Collaborative Research: Assessing the connections between genetic interactions, environments, and phenotypes in Arabidopsis thaliana

Organismal complexity is due in large part to genes working not in isolation but with each other. Knowledge of such interactions will facilitate improving plant productivity and resilience to increasingly extreme conditions. However, studying the impacts of gene interactions on plant traits is challenging for two reasons.

First, there can be millions of possible interactions to sieve through. Second, both nature (i.e., genes and gene interactions) and nurture (i.e., the environment) are important. Even when a gene interaction is identified as being important, its relevance is frequently known only for one environment.

This project will address these challenges by investigating the question of how nature and nurture jointly impact plant traits. Specifically, interactions between hundreds of pairs of genes in the model plant Arabidopsis will be examined by measuring survival traits under different temperatures. Artificial intelligence-based approaches will be used to measure traits and to build models that predict gene interactions under different environments.

These prediction models will also incorporate existing knowledge of interactions among similar genes from non-plant species. The predictions will be tested experimentally and will provide insight into how nature and nurture jointly influence plant survival and fitness. Such insight will facilitate better predictions of gene functions in both model and crop plants and provide candidate genes for engineering productive and resilient plants.

Findings from this project will serve as examples illustrating to the scientific community and the public the benefits of integrating experimental and computational approaches.

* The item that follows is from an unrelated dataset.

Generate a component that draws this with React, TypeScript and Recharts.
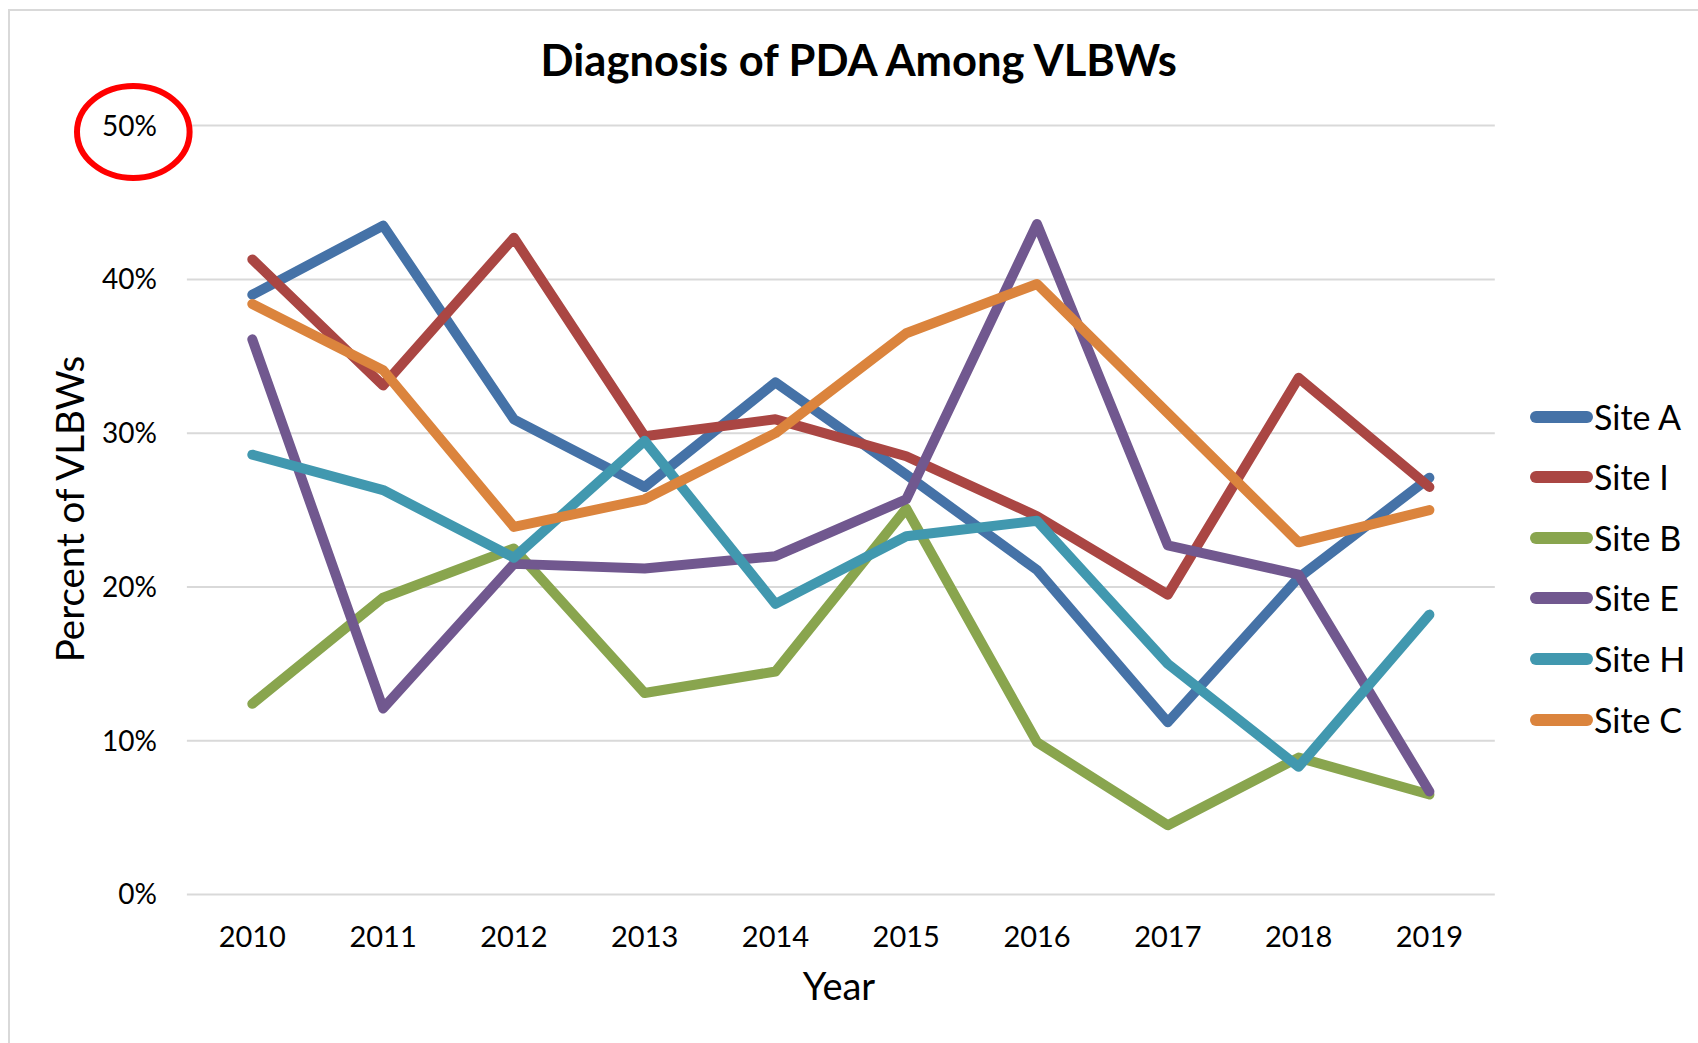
import React from 'react';
import { LineChart, Line, XAxis, YAxis, CartesianGrid, Legend } from 'recharts';

const years = ['2010', '2011', '2012', '2013', '2014', '2015', '2016', '2017', '2018', '2019'];
const siteA = [39.0, 43.5, 30.9, 26.5, 33.3, 27.3, 21.1, 11.2, 20.6, 27.1];
const siteI = [41.3, 33.1, 42.7, 29.8, 30.9, 28.5, 24.6, 19.5, 33.6, 26.5];
const siteB = [12.4, 19.3, 22.5, 13.1, 14.5, 25.1, 9.9, 4.5, 8.9, 6.5];
const siteE = [36.1, 12.1, 21.5, 21.2, 22.0, 25.7, 43.6, 22.7, 20.8, 6.7];
const siteH = [28.6, 26.3, 21.9, 29.5, 18.9, 23.3, 24.3, 15.0, 8.3, 18.2];
const siteC = [38.4, 34.1, 23.9, 25.7, 30.0, 36.5, 39.7, 31.3, 22.9, 25.0];
const yTicks = [0, 10, 20, 30, 40, 50];

const seriesNames = ['Site A', 'Site I', 'Site B', 'Site E', 'Site H', 'Site C'];
const seriesValues = [siteA, siteI, siteB, siteE, siteH, siteC];
const seriesColors = ['#4572A7', '#AA4643', '#89A54E', '#71588F', '#4198AF', '#DB843D'];

const data = years.map((y, i) => {
  const row: Record<string, string | number> = { year: y };
  seriesNames.forEach((n, k) => {
    row[n] = seriesValues[k][i];
  });
  return row;
});

const FONT = 'Lato, "Open Sans", sans-serif';

const renderLegend = () => (
  <div style={{ fontFamily: FONT }}>
    {seriesNames.map((n, k) => (
      <div key={n} style={{ height: 60.6, display: 'flex', alignItems: 'center' }}>
        <svg width={70} height={20} style={{ display: 'block', flex: 'none' }}>
          <line x1={12} y1={10} x2={63} y2={10} stroke={seriesColors[k]} strokeWidth={12} strokeLinecap="round" />
        </svg>
        <span style={{ fontSize: 34, lineHeight: '34px', color: '#000', whiteSpace: 'nowrap' }}>{n}</span>
      </div>
    ))}
  </div>
);

export default function App() {
  return (
    <div style={{ position: 'absolute', left: 0, top: 0, width: 1698, height: 1043, overflow: 'hidden', background: '#fff', fontFamily: FONT }}>
      <div style={{ position: 'absolute', left: 8, top: 9, width: 1760, height: 1100, border: '2px solid #d9d9d9', boxSizing: 'border-box' }} />
      <div style={{ position: 'absolute', left: 0, top: 0 }}>
        <LineChart width={1698} height={1043} data={data} margin={{ top: 125.6, right: 203.2, bottom: 108.5, left: 126.9 }}>
          <CartesianGrid vertical={false} stroke="#d9d9d9" strokeWidth={2} />
          <XAxis
            dataKey="year"
            padding={{ left: 65.4, right: 65.4 }}
            tickLine={false}
            axisLine={false}
            tickSize={0}
            tickMargin={32}
            height={40}
            tick={{ fontSize: 29, fill: '#000', fontFamily: FONT }}
          />
          <YAxis
            domain={[0, 50]}
            ticks={yTicks}
            tickFormatter={(v: number) => `${v}%`}
            tickLine={false}
            axisLine={false}
            tickSize={0}
            tickMargin={30}
            width={60}
            tick={{ fontSize: 28, fill: '#000', fontFamily: FONT }}
          />
          <Legend
            layout="vertical"
            align="center"
            verticalAlign="middle"
            content={renderLegend}
            wrapperStyle={{ left: 1524, top: 386.4, width: 174 }}
          />
          {seriesNames.map((n, k) => (
            <Line
              key={n}
              type="linear"
              dataKey={n}
              stroke={seriesColors[k]}
              strokeWidth={10}
              strokeLinecap="round"
              strokeLinejoin="round"
              dot={false}
              activeDot={false}
              isAnimationActive={false}
            />
          ))}
        </LineChart>
      </div>
      <svg width={1698} height={1043} style={{ position: 'absolute', left: 0, top: 0, pointerEvents: 'none' }}>
        <text x={858.7} y={76} textAnchor="middle" fontFamily={FONT} fontWeight="bold" fontSize={43.5} fill="#000">
          Diagnosis of PDA Among VLBWs
        </text>
        <text x={83.5} y={509} textAnchor="middle" fontFamily={FONT} fontSize={38.5} fill="#000" transform="rotate(-90, 83.5, 509)">
          Percent of VLBWs
        </text>
        <text x={839} y={1000} textAnchor="middle" fontFamily={FONT} fontSize={38} fill="#000">
          Year
        </text>
        <ellipse cx={133.3} cy={132} rx={56.3} ry={46} fill="none" stroke="#FF0000" strokeWidth={6} />
      </svg>
    </div>
  );
}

Advances in genetics and genomics have led to an unprecedented understanding of how genotypes connect with phenotypes and the roles of genetic interactions and the environment in controlling phenotype. However, the environmental dependency of gene × gene interactions is frequently not considered, particularly in multicellular species. The goal of this project is to better understand the connection between genotypes and phenotype by assessing the impact of environmental perturbation on genetic interactions and by identifying the genetic components underlying this plasticity in the model plant Arabidopsis thaliana using protein kinase genes as examples.

This will be accomplished through phenotyping experiments coupled with computational modeling. First, models predicting genetic interactions specific to an environmental context will be generated through multi-omics data integration and the use of existing genetic interaction data from Arabidopsis and other model species (e.g., yeast and worm) and new experimental data generated from 150–200 pairs of single and double kinase mutants grown in 3–5 different environmental contexts (i.e., temperature regimes), yielding multiple trait values, which will be used to calculate quantitative measures of genetic interactions between gene pairs and the environment.

Next, model predictions will be validated using the experimental data, and the results will be used to further refine the models. The refined models will be dissected using model interpretation methods to reveal the molecular features important for specifying context-specific genetic interactions.

This award reflects NSF's statutory mission and has been deemed worthy of support through evaluation using the Foundation's intellectual merit and broader impacts review criteria.